■ REQUIREMENT
Pictures stay out of the copy; restate everything else in the material exactly.

■ DATA SEGMENT
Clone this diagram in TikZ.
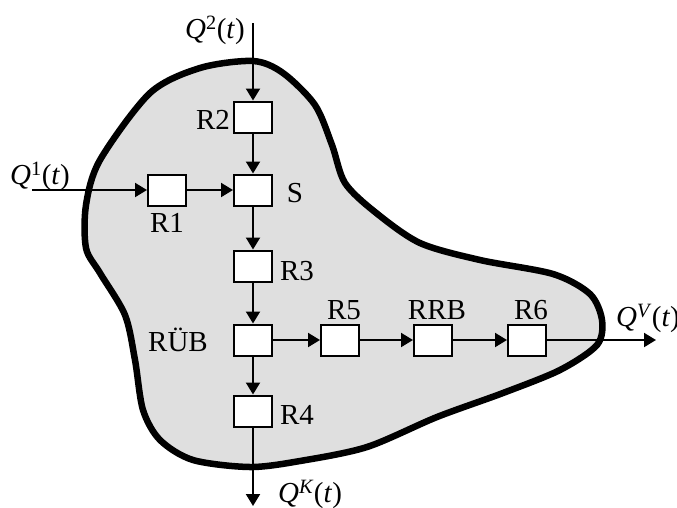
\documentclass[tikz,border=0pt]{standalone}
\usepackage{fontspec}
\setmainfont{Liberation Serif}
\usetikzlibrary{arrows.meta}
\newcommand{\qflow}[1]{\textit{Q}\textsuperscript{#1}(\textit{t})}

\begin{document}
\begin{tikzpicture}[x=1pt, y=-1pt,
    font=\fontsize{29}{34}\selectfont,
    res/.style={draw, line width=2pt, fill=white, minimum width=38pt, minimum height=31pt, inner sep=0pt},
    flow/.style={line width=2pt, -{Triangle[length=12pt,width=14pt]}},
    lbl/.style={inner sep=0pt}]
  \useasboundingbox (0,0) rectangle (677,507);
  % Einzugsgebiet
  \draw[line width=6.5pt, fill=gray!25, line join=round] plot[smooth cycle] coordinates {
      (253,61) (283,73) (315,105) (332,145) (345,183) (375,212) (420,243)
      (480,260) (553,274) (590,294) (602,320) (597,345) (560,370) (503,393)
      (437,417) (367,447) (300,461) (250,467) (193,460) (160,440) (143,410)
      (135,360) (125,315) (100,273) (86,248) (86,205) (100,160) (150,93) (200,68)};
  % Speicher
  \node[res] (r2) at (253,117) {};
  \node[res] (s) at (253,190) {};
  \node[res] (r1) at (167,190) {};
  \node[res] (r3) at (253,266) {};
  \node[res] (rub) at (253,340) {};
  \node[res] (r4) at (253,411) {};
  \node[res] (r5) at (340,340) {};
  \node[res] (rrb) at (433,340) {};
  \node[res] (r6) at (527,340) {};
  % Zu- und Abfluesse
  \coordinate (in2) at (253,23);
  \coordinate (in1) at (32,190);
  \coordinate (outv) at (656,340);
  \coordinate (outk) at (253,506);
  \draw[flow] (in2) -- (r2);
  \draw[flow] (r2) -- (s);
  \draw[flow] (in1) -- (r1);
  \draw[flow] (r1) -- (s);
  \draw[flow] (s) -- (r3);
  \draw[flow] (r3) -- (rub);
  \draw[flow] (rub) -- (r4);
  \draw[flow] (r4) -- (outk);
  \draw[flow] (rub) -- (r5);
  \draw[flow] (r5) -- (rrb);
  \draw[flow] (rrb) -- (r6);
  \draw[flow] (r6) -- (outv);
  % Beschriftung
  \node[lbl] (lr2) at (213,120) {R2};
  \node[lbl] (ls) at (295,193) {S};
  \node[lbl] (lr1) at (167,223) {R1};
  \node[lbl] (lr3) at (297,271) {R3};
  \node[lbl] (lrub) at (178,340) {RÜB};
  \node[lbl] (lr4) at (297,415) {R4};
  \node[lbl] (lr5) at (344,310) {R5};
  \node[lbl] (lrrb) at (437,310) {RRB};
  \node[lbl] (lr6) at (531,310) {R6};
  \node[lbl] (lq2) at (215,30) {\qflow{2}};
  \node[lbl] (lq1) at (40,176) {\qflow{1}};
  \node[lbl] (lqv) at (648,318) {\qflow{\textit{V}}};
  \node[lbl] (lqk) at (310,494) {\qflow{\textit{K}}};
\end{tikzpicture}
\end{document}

■ RESULT OF THIS TASK
Clone this diagram in TikZ.
\documentclass[tikz,border=0pt]{standalone}
\usepackage{fontspec}
\setmainfont{Liberation Serif}
\usetikzlibrary{arrows.meta}
\newcommand{\qflow}[1]{\textit{Q}\textsuperscript{#1}(\textit{t})}

\begin{document}
\begin{tikzpicture}[x=1pt, y=-1pt,
    font=\fontsize{29}{34}\selectfont,
    res/.style={draw, line width=2pt, fill=white, minimum width=38pt, minimum height=31pt, inner sep=0pt},
    flow/.style={line width=2pt, -{Triangle[length=12pt,width=14pt]}},
    lbl/.style={inner sep=0pt}]
  \useasboundingbox (0,0) rectangle (677,507);
  % Einzugsgebiet
  \draw[line width=6.5pt, fill=gray!25, line join=round] plot[smooth cycle] coordinates {
      (253,61) (283,73) (315,105) (332,145) (345,183) (375,212) (420,243)
      (480,260) (553,274) (590,294) (602,320) (597,345) (560,370) (503,393)
      (437,417) (367,447) (300,461) (250,467) (193,460) (160,440) (143,410)
      (135,360) (125,315) (100,273) (86,248) (86,205) (100,160) (150,93) (200,68)};
  % Speicher
  \node[res] (r2) at (253,117) {};
  \node[res] (s) at (253,190) {};
  \node[res] (r1) at (167,190) {};
  \node[res] (r3) at (253,266) {};
  \node[res] (rub) at (253,340) {};
  \node[res] (r4) at (253,411) {};
  \node[res] (r5) at (340,340) {};
  \node[res] (rrb) at (433,340) {};
  \node[res] (r6) at (527,340) {};
  % Zu- und Abfluesse
  \coordinate (in2) at (253,23);
  \coordinate (in1) at (32,190);
  \coordinate (outv) at (656,340);
  \coordinate (outk) at (253,506);
  \draw[flow] (in2) -- (r2);
  \draw[flow] (r2) -- (s);
  \draw[flow] (in1) -- (r1);
  \draw[flow] (r1) -- (s);
  \draw[flow] (s) -- (r3);
  \draw[flow] (r3) -- (rub);
  \draw[flow] (rub) -- (r4);
  \draw[flow] (r4) -- (outk);
  \draw[flow] (rub) -- (r5);
  \draw[flow] (r5) -- (rrb);
  \draw[flow] (rrb) -- (r6);
  \draw[flow] (r6) -- (outv);
  % Beschriftung
  \node[lbl] (lr2) at (213,120) {R2};
  \node[lbl] (ls) at (295,193) {S};
  \node[lbl] (lr1) at (167,223) {R1};
  \node[lbl] (lr3) at (297,271) {R3};
  \node[lbl] (lrub) at (178,340) {RÜB};
  \node[lbl] (lr4) at (297,415) {R4};
  \node[lbl] (lr5) at (344,310) {R5};
  \node[lbl] (lrrb) at (437,310) {RRB};
  \node[lbl] (lr6) at (531,310) {R6};
  \node[lbl] (lq2) at (215,30) {\qflow{2}};
  \node[lbl] (lq1) at (40,176) {\qflow{1}};
  \node[lbl] (lqv) at (648,318) {\qflow{\textit{V}}};
  \node[lbl] (lqk) at (310,494) {\qflow{\textit{K}}};
\end{tikzpicture}
\end{document}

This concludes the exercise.